While Senate lawmakers have worked since July on a comprehensive digital-asset market structure bill, progress may be “on hold” amid government gridlock and political fights. After the House passed the CLARITY Act last summer and sent it to the Senate, a long government shutdown, partisan ethics disputes and a contentious debate over stablecoin yield have slowed movement — and the upcoming midterm elections could further complicate timing.
One commodities-focused version of the market-structure bill has passed the Senate Agriculture Committee, but the Senate Banking Committee has not yet taken up a securities-focused bill after cancelling a January markup. Rebecca Liao, CEO of Web3 and AI protocol Saga and former Biden campaign adviser, told Cointelegraph the legislation was effectively stalled and disputed Ohio Senator Bernie Moreno’s suggestion that Congress could finish market-structure legislation by April.
Liao said urgency for crypto policy waned as markets cooled and institutional enthusiasm faded: when crypto was booming, regulators and lawmakers felt more pressure to act; now the political appetite is lower, and “it is not easy to get any sort of legislation through this Congress,” especially on a topic many voters find obscure in an election year.
A central sticking point is whether the bill should allow third-party platforms to pay yield to stablecoin holders. That debate prompted multiple reported meetings at the White House between Trump administration officials and representatives from the crypto and banking sectors. Some in banking argue that permitting such yield could undermine the traditional financial system and pose risks.
Crypto advocates remain cautiously optimistic. Digital Chamber CEO Cody Carbone said attendees at a recent forum, including Coinbase CEO Brian Armstrong, were upbeat about finding compromises, though concrete timelines beyond Moreno’s April estimate were lacking.

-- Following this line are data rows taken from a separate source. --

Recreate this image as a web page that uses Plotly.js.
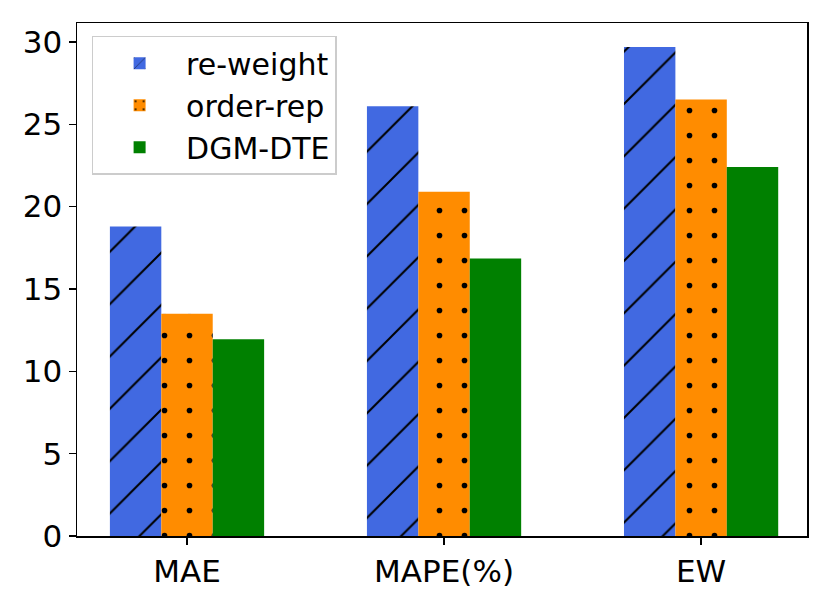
<!DOCTYPE html>
<html>
<head>
<meta charset="utf-8">
<script src="https://cdn.plot.ly/plotly-3.0.1.min.js"></script>
<style>html,body{margin:0;padding:0;background:#fff;}#chart{width:830px;height:604px;}</style>
</head>
<body>
<div id="chart"></div>
<script>
const categories = ["MAE", "MAPE(%)", "EW"];
const reweight = [18.8, 26.1, 29.7];
const orderRep = [13.5, 20.9, 26.5];
const dgmDte = [11.95, 16.85, 22.4];
const yTicks = [0, 5, 10, 15, 20, 25, 30];

const FONT = "DejaVu Sans, sans-serif";

const traces = [
  {
    type: "bar", name: "re-weight", x: categories, y: reweight,
    marker: {
      color: "#4169E1", line: {width: 0},
      pattern: {shape: "/", fgcolor: "#000000", bgcolor: "#4169E1", fillmode: "replace", size: 37, solidity: 0.055}
    }
  },
  {
    type: "bar", name: "order-rep", x: categories, y: orderRep,
    marker: {
      color: "#FF8C00", line: {width: 0},
      pattern: {shape: ".", fgcolor: "#000000", bgcolor: "#FF8C00", fillmode: "replace", size: 25, solidity: 0.04}
    }
  },
  {
    type: "bar", name: "DGM-DTE", x: categories, y: dgmDte,
    marker: {color: "#008000", line: {width: 0}}
  }
];

const layout = {
  width: 830, height: 604,
  margin: {l: 77, r: 23, t: 23, b: 68, pad: 0},
  paper_bgcolor: "#ffffff", plot_bgcolor: "#ffffff",
  font: {family: FONT, size: 31, color: "#000000"},
  barmode: "group", bargap: 0.4, bargroupgap: 0,
  showlegend: true,
  legend: {
    x: 0.02, y: 0.975, xanchor: "left", yanchor: "top",
    bgcolor: "rgba(255,255,255,0.8)", bordercolor: "#cccccc", borderwidth: 1.5,
    font: {family: FONT, size: 30, color: "#000000"},
    itemwidth: 83, tracegroupgap: 0
  },
  xaxis: {
    type: "category", range: [-0.428, 2.412],
    showline: true, linecolor: "#000000", linewidth: 1.5, mirror: true,
    ticks: "outside", ticklen: 7, tickwidth: 1.3, tickcolor: "#000000",
    showgrid: false, zeroline: false,
    tickfont: {family: FONT, size: 31, color: "#000000"}
  },
  yaxis: {
    range: [0, 31.15], tickvals: yTicks, ticktext: yTicks.map(String),
    showline: true, linecolor: "#000000", linewidth: 1.5, mirror: true,
    ticks: "outside", ticklen: 7, tickwidth: 1.3, tickcolor: "#000000",
    showgrid: false, zeroline: false,
    tickfont: {family: FONT, size: 31, color: "#000000"}
  }
};

Plotly.newPlot("chart", traces, layout, {displayModeBar: false, staticPlot: true});
</script>
</body>
</html>
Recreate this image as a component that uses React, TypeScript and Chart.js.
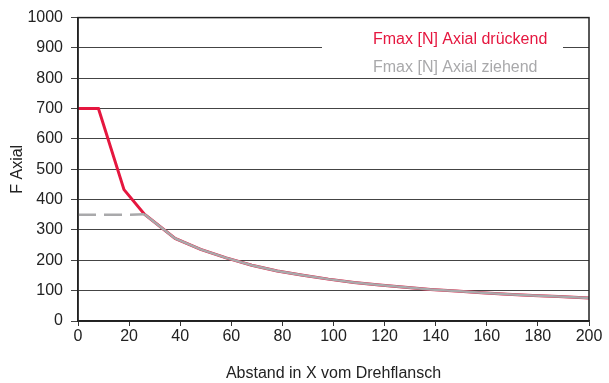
import React, { useEffect, useRef } from "react";
import { Chart, registerables } from "chart.js";

Chart.register(...registerables);

const xValues = [0, 8, 18, 26, 38, 48, 58, 68, 78, 88, 98, 108, 118, 128, 138, 148, 158, 168, 178, 188, 198, 200];
const druckValues = [700, 700, 433, 352, 272, 236, 208, 184, 165, 151, 138, 127, 119, 111, 104, 98.5, 93, 88, 84, 81, 77, 76];
const zugValues = [350, 350, 350, 352, 272, 236, 208, 184, 165, 151, 138, 127, 119, 111, 104, 98.5, 93, 88, 84, 81, 77, 76];
const druckLabel = "Fmax [N] Axial drückend";
const zugLabel = "Fmax [N] Axial ziehend";
const xTitle = "Abstand in X vom Drehflansch";
const yTitle = "F Axial";

const RED = "#E5173F";
const GRAY = "#A9A9AB";
const FONT = "'Liberation Sans', Arial, sans-serif";
const FS = 16;

const framePlugin = {
  id: "frame",
  afterDatasetsDraw(chart: any) {
    const { ctx, chartArea } = chart;
    ctx.save();
    ctx.strokeStyle = "#222";
    ctx.lineWidth = 1.5;
    ctx.strokeRect(chartArea.left, chartArea.top, chartArea.right - chartArea.left, chartArea.bottom - chartArea.top);
    ctx.restore();
  },
};

const legendPlugin = {
  id: "innerLegend",
  afterDraw(chart: any) {
    const { ctx, chartArea } = chart;
    ctx.save();
    ctx.fillStyle = "#fff";
    ctx.fillRect(chartArea.right - 267, chartArea.top + 8, 241, 50);
    ctx.font = `${FS}px ${FONT}`;
    ctx.textAlign = "left";
    ctx.textBaseline = "alphabetic";
    chart.data.datasets.forEach((ds: any, i: number) => {
      ctx.fillStyle = ds.borderColor;
      ctx.fillText(ds.label, chartArea.right - 216, chartArea.top + 26 + i * 28.5);
    });
    ctx.restore();
  },
};

export default function App() {
  const ref = useRef<HTMLCanvasElement>(null);
  useEffect(() => {
    document.body.style.margin = "0";
    const chart = new Chart(ref.current!, {
      type: "line",
      data: {
        datasets: [
          {
            label: druckLabel,
            data: xValues.map((x, i) => ({ x, y: druckValues[i] })),
            borderColor: RED,
            backgroundColor: RED,
            borderWidth: 3,
            pointRadius: 0,
            tension: 0,
            order: 2,
          },
          {
            label: zugLabel,
            data: xValues.map((x, i) => ({ x, y: zugValues[i] })),
            borderColor: GRAY,
            backgroundColor: GRAY,
            borderWidth: 2.5,
            pointRadius: 0,
            tension: 0,
            order: 1,
            segment: {
              borderDash: (c: any) => (c.p1.parsed.x <= 26 ? [18, 8] : undefined),
            },
          },
        ],
      },
      options: {
        animation: false,
        responsive: false,
        layout: { padding: { top: 17, right: 20, left: 0, bottom: 0 } },
        plugins: { legend: { display: false }, tooltip: { enabled: false } },
        scales: {
          x: {
            type: "linear",
            min: 0,
            max: 200,
            afterFit: (s: any) => { s.height = 62; },
            ticks: { stepSize: 20, color: "#222", font: { family: FONT, size: FS }, padding: 1, maxRotation: 0, callback: (v: any) => String(v) },
            grid: { drawOnChartArea: false, drawTicks: true, tickLength: 5, color: "#333" },
            border: { color: "#222", width: 1.5 },
            title: { display: true, text: xTitle, color: "#222", font: { family: FONT, size: FS }, padding: { top: 3.5, bottom: 0 } },
          },
          y: {
            min: 0,
            max: 1000,
            afterFit: (s: any) => { s.width = 78; },
            ticks: { stepSize: 100, color: "#222", font: { family: FONT, size: FS }, padding: 8, callback: (v: any) => String(v) },
            grid: { color: "#444", lineWidth: 1, tickLength: 7, drawTicks: true },
            border: { color: "#222", width: 1.5 },
            title: { display: true, text: yTitle, color: "#222", font: { family: FONT, size: FS }, padding: { top: 8.4, bottom: 0 } },
          },
        },
      },
      plugins: [framePlugin, legendPlugin],
    } as any);
    return () => chart.destroy();
  }, []);
  return <canvas ref={ref} width={609} height={383} />;
}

Complicating the legislative calendar, the 2026 election cycle has begun in some states with primaries already scheduled, and the Senate typically takes a month off for state work periods in August, returning about two months before the November general election. Those timing constraints, combined with partisan divisions and high-stakes policy debates, make rapid passage of a comprehensive market-structure bill before the midterms unlikely, according to several Washington observers.